> _What is being asked_
Begin with the line holding "Convert this chart to matplotlib code.", end with the line holding "ha='center', va='center', fontsize=16.4, annotation_clip=False)", and repeat every line in between exactly, without pictures.

> _Exercise material_
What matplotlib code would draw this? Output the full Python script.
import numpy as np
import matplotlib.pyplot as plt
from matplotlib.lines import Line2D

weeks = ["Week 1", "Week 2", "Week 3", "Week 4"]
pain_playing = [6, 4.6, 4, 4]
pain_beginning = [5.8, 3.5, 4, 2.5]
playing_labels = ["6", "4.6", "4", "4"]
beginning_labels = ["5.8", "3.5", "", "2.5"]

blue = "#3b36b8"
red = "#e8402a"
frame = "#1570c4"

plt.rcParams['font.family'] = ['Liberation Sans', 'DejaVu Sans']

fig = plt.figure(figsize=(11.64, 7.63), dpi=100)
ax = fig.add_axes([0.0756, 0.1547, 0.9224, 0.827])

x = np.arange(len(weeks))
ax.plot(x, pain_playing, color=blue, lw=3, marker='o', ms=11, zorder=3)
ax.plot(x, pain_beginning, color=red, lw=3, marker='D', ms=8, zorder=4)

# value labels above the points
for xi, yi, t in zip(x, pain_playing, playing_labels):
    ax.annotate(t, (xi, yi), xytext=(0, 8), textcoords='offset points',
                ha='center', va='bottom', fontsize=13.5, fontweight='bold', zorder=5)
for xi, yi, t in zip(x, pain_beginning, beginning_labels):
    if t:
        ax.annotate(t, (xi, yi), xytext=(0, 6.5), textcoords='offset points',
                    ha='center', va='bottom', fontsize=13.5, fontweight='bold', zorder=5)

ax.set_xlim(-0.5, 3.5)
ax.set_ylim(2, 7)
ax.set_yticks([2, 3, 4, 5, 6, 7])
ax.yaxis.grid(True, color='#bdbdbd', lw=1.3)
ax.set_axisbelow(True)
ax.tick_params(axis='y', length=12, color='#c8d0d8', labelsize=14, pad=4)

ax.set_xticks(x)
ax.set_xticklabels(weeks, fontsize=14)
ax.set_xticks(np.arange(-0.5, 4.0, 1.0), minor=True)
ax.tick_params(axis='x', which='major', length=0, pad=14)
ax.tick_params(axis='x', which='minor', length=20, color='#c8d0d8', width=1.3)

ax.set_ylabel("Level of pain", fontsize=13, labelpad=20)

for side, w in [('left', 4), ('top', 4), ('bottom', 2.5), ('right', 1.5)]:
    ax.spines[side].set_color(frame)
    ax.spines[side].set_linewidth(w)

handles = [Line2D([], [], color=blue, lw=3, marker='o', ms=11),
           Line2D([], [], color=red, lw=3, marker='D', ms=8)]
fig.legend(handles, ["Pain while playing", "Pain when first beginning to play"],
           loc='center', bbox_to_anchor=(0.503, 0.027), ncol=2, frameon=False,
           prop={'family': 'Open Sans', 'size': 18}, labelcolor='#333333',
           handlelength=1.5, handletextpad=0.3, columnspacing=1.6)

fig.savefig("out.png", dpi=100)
==
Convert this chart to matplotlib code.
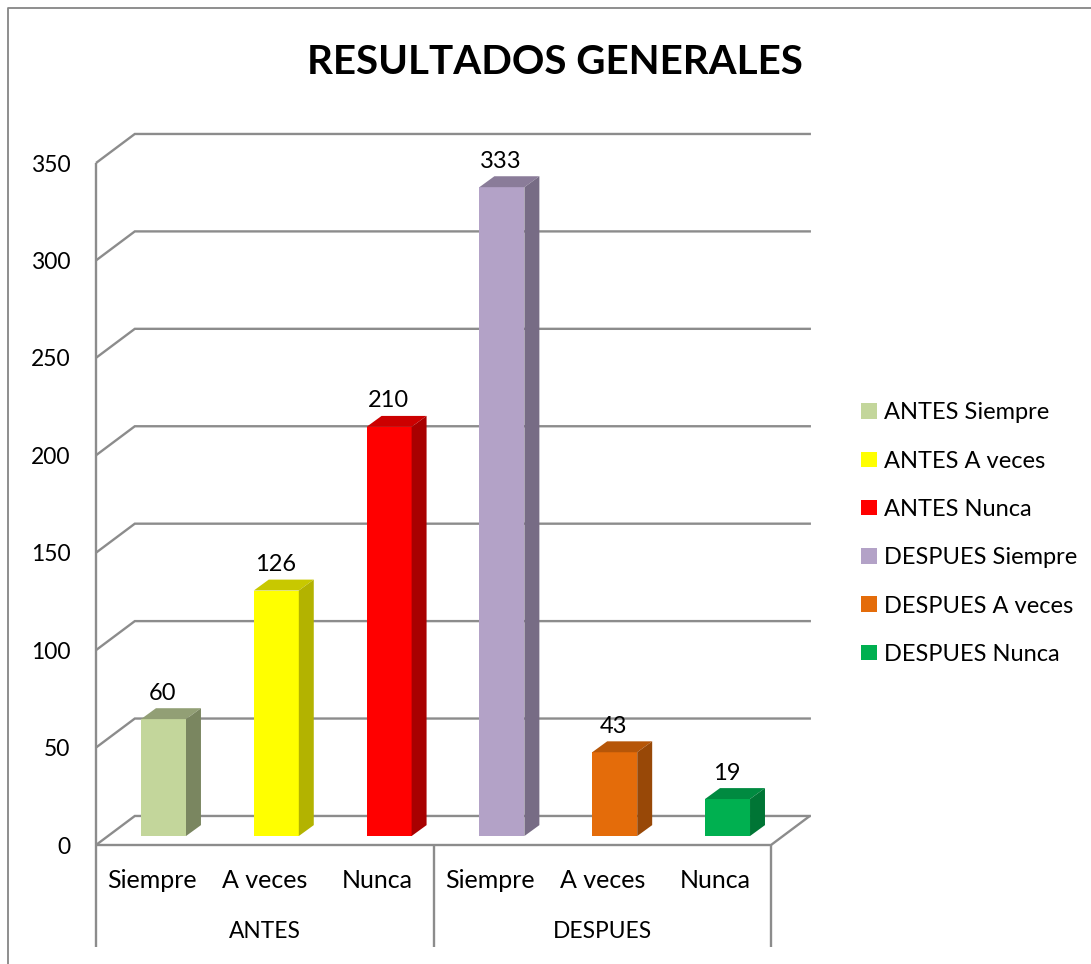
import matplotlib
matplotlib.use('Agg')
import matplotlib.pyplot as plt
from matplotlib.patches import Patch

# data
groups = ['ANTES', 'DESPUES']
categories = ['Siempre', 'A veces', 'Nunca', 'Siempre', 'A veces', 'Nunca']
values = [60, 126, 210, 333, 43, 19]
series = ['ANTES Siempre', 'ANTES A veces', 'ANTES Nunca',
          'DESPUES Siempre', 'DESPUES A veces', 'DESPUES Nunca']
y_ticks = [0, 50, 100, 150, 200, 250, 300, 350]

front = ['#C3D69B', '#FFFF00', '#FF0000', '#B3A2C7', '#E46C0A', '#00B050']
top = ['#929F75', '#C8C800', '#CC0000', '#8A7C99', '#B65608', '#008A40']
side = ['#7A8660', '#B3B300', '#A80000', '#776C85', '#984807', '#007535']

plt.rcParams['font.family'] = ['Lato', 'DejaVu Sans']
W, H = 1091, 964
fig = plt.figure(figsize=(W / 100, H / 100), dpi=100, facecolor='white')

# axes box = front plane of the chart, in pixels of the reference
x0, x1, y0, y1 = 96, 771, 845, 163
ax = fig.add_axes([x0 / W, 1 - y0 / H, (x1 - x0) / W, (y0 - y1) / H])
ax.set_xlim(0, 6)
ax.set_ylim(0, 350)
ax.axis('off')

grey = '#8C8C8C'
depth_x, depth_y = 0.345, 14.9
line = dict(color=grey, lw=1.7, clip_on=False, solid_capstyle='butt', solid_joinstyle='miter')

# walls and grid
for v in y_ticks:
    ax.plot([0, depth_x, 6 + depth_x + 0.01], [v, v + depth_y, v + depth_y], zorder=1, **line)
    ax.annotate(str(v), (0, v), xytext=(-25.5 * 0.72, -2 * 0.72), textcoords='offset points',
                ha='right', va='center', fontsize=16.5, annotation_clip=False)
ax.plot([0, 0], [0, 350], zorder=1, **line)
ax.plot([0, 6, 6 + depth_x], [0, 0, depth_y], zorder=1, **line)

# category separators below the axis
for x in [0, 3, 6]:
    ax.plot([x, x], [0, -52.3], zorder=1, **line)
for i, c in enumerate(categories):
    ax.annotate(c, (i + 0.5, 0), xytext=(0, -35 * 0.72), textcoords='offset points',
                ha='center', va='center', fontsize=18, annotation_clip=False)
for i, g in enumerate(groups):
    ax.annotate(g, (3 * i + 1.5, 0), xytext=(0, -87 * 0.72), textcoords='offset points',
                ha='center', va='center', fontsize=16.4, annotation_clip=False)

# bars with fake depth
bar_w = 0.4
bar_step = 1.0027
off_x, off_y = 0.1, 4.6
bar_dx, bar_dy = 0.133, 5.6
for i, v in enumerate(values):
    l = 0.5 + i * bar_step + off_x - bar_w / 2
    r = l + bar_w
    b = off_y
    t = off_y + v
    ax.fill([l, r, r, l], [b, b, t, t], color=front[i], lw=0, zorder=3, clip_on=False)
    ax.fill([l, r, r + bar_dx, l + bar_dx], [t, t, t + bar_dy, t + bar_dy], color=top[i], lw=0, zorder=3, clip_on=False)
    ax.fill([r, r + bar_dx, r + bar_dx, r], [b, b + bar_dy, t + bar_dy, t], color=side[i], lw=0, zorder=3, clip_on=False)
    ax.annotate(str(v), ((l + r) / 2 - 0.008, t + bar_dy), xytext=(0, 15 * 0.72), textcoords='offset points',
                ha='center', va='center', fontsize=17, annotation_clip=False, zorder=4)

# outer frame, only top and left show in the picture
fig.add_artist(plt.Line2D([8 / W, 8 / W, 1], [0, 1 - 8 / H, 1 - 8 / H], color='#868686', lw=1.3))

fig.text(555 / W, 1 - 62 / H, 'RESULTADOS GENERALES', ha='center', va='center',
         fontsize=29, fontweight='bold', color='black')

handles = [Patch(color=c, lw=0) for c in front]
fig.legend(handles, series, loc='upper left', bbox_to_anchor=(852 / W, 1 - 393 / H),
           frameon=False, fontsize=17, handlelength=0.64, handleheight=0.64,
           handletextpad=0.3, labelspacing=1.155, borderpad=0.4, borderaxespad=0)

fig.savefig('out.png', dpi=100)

> _Result of the exercise_
Convert this chart to matplotlib code.
import matplotlib
matplotlib.use('Agg')
import matplotlib.pyplot as plt
from matplotlib.patches import Patch

# data
groups = ['ANTES', 'DESPUES']
categories = ['Siempre', 'A veces', 'Nunca', 'Siempre', 'A veces', 'Nunca']
values = [60, 126, 210, 333, 43, 19]
series = ['ANTES Siempre', 'ANTES A veces', 'ANTES Nunca',
          'DESPUES Siempre', 'DESPUES A veces', 'DESPUES Nunca']
y_ticks = [0, 50, 100, 150, 200, 250, 300, 350]

front = ['#C3D69B', '#FFFF00', '#FF0000', '#B3A2C7', '#E46C0A', '#00B050']
top = ['#929F75', '#C8C800', '#CC0000', '#8A7C99', '#B65608', '#008A40']
side = ['#7A8660', '#B3B300', '#A80000', '#776C85', '#984807', '#007535']

plt.rcParams['font.family'] = ['Lato', 'DejaVu Sans']
W, H = 1091, 964
fig = plt.figure(figsize=(W / 100, H / 100), dpi=100, facecolor='white')

# axes box = front plane of the chart, in pixels of the reference
x0, x1, y0, y1 = 96, 771, 845, 163
ax = fig.add_axes([x0 / W, 1 - y0 / H, (x1 - x0) / W, (y0 - y1) / H])
ax.set_xlim(0, 6)
ax.set_ylim(0, 350)
ax.axis('off')

grey = '#8C8C8C'
depth_x, depth_y = 0.345, 14.9
line = dict(color=grey, lw=1.7, clip_on=False, solid_capstyle='butt', solid_joinstyle='miter')

# walls and grid
for v in y_ticks:
    ax.plot([0, depth_x, 6 + depth_x + 0.01], [v, v + depth_y, v + depth_y], zorder=1, **line)
    ax.annotate(str(v), (0, v), xytext=(-25.5 * 0.72, -2 * 0.72), textcoords='offset points',
                ha='right', va='center', fontsize=16.5, annotation_clip=False)
ax.plot([0, 0], [0, 350], zorder=1, **line)
ax.plot([0, 6, 6 + depth_x], [0, 0, depth_y], zorder=1, **line)

# category separators below the axis
for x in [0, 3, 6]:
    ax.plot([x, x], [0, -52.3], zorder=1, **line)
for i, c in enumerate(categories):
    ax.annotate(c, (i + 0.5, 0), xytext=(0, -35 * 0.72), textcoords='offset points',
                ha='center', va='center', fontsize=18, annotation_clip=False)
for i, g in enumerate(groups):
    ax.annotate(g, (3 * i + 1.5, 0), xytext=(0, -87 * 0.72), textcoords='offset points',
                ha='center', va='center', fontsize=16.4, annotation_clip=False)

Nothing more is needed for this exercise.